What is the difference between the OpenAI Agents SDK and the Assistants API?

The Agents SDK is a Python and TypeScript framework that grew out of OpenAI's earlier experimental work. OpenAI's current agent-building materials point new agentic workflows toward the Responses API, which the SDK uses as a foundation. The Responses API migration guide describes this transition and how the Responses API evolved from Chat Completions and the Assistants API. In practice, the SDK gives developers higher-level orchestration features such as handoffs, guardrails, and tracing, while the API provides the underlying interface.

Does the OpenAI Agents SDK work only with OpenAI models?

No. OpenAI documents SDK support for compatible endpoints in addition to OpenAI-hosted usage. That matters for teams that want a consistent agent abstraction while keeping some flexibility in model routing or deployment choices.
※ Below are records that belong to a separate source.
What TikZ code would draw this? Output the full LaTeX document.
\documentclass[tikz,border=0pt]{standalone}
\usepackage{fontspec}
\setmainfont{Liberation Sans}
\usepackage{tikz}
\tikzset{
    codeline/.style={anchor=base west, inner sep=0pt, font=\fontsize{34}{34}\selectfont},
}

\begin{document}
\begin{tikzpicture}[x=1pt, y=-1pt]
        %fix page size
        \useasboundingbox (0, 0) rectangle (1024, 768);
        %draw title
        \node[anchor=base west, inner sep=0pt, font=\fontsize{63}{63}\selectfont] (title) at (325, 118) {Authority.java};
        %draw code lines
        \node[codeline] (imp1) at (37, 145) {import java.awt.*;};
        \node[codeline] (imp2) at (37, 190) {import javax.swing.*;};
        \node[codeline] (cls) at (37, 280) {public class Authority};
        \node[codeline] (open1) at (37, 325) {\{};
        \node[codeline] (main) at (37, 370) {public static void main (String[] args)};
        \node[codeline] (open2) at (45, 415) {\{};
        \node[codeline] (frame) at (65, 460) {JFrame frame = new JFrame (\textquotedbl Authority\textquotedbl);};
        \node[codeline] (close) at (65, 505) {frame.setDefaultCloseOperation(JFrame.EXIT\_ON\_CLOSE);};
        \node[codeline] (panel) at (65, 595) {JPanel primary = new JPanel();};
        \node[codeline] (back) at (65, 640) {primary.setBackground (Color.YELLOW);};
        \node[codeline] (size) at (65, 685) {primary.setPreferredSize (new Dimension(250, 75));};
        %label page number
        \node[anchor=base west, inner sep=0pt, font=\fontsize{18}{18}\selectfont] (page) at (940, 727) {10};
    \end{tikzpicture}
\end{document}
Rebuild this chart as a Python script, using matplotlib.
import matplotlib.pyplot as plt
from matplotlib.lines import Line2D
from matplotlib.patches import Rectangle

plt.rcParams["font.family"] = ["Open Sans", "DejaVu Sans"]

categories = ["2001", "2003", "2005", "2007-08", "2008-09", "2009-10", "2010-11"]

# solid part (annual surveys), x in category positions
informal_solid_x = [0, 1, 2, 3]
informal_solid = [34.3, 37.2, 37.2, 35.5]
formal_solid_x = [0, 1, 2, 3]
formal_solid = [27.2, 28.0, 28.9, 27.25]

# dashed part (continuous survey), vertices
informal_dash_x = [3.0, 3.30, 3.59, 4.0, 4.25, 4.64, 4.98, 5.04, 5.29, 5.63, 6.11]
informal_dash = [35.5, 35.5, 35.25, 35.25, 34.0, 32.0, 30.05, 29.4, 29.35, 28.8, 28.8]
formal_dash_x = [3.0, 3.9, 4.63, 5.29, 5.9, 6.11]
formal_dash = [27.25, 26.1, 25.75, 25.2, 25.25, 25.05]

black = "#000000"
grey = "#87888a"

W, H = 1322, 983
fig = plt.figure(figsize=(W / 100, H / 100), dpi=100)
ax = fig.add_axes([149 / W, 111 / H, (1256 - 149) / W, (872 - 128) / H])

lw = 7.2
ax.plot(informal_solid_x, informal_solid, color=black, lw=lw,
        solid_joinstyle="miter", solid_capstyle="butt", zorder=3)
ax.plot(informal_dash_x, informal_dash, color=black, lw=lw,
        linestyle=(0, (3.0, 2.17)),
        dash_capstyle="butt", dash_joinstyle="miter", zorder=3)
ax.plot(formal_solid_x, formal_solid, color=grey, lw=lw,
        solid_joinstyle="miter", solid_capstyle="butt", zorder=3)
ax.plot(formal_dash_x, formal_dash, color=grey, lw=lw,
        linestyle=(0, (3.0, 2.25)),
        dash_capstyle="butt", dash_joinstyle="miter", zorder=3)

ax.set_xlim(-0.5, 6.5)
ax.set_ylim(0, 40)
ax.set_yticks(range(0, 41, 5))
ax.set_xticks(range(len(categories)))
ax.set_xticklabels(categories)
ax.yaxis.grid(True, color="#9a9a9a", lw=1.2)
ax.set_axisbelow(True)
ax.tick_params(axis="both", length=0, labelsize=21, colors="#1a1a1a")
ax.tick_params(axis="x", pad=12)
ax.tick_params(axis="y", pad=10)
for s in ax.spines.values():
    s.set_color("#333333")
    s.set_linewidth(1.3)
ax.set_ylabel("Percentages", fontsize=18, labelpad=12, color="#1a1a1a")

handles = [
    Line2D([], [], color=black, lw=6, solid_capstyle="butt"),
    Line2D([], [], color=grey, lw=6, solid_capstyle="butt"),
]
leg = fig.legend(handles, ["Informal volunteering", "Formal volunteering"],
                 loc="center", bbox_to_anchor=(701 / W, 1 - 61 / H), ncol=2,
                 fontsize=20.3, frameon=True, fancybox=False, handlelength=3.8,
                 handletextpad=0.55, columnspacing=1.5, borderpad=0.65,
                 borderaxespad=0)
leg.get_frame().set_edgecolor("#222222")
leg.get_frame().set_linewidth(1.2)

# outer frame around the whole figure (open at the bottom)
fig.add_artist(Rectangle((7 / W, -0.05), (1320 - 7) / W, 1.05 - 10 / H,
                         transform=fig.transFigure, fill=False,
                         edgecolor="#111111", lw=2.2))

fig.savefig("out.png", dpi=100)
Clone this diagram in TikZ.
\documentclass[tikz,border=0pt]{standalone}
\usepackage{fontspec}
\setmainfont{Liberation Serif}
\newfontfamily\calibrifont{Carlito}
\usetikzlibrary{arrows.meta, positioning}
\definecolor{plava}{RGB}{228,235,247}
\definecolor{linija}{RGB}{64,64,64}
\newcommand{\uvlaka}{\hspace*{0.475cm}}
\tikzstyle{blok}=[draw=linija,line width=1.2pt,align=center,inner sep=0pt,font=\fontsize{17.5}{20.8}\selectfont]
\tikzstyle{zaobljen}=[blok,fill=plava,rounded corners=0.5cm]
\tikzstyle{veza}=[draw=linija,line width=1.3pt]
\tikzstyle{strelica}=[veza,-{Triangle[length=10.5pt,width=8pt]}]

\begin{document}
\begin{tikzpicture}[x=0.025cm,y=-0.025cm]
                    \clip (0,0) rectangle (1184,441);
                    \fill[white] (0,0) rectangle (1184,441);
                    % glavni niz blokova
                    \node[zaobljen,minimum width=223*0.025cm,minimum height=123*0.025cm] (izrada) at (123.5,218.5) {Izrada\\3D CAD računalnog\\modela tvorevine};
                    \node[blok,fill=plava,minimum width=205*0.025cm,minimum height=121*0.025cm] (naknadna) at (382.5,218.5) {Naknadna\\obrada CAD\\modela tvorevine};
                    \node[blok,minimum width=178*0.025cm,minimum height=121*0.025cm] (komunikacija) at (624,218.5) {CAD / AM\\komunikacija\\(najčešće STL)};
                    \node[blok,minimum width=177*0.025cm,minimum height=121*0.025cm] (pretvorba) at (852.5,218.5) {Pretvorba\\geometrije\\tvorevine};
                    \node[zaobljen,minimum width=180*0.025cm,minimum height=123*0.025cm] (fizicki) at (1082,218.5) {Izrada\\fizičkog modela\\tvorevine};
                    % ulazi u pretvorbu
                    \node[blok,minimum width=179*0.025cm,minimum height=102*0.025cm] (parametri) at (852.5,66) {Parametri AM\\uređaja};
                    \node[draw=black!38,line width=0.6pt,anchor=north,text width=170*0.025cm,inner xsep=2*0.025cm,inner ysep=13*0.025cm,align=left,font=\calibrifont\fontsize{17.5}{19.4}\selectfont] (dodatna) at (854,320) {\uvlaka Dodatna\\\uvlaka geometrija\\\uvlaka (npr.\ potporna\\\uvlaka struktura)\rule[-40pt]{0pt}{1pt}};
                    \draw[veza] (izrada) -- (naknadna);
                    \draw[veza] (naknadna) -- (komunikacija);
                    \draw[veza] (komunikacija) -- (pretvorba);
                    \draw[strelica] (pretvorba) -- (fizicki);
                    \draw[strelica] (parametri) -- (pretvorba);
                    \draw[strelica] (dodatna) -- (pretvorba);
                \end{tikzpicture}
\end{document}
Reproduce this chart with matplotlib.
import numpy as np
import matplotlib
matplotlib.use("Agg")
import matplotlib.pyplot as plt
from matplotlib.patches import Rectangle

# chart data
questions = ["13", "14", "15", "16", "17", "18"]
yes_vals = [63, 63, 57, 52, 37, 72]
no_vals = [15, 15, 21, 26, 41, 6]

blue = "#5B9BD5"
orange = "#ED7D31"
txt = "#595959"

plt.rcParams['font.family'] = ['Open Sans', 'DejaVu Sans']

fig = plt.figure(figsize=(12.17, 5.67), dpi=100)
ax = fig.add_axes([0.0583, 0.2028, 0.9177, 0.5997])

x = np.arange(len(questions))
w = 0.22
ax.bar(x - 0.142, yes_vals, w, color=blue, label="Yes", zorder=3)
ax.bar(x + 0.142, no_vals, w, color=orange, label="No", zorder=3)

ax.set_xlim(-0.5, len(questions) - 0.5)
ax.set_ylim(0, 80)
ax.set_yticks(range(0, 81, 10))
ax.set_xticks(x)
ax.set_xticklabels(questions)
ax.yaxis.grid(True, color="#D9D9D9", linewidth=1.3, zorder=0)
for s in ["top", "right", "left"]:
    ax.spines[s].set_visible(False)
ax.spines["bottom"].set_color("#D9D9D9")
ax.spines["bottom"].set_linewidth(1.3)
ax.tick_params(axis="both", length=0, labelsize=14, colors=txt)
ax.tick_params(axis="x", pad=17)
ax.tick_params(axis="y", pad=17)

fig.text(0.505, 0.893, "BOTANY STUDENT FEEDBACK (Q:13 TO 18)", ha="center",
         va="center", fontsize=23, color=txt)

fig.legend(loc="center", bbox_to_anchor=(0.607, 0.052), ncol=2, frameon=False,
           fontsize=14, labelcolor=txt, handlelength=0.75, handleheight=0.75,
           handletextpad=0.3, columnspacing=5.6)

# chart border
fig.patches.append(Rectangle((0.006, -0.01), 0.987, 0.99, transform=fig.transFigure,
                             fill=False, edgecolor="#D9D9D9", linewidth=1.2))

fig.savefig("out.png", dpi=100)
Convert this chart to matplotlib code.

The tradeoff is that supported behavior can still vary by model and endpoint, especially for tool use and reasoning features.

Can OpenAI Agents connect directly to enterprise data sources?

Not by themselves. OpenAI Agents do not include native support for enterprise SaaS connectivity, schema normalization across sources, or freshness management. Teams still need separate infrastructure for auth handling, syncs, permissions, and data preparation, which is why context engineering becomes a major production concern.

What built-in tools do OpenAI Agents include?

OpenAI documents built-in tools such as web search, file search, code interpreter, and computer use, along with support for custom function tools and MCP-based remote servers. Teams can use them in the same agent session, giving developers flexibility in workflow design. That flexibility also increases the need for clear tool boundaries, testing, and evaluation.

How do teams monitor and debug OpenAI Agents in production?

The Agents SDK includes tracing that records LLM calls, tool executions, handoffs, and guardrail evaluations. Teams can export traces through OTLP to compatible observability platforms for production monitoring and auditing. In practice, tracing is most useful when paired with application logs, tool metrics, and checkpointed state for long-running workflows.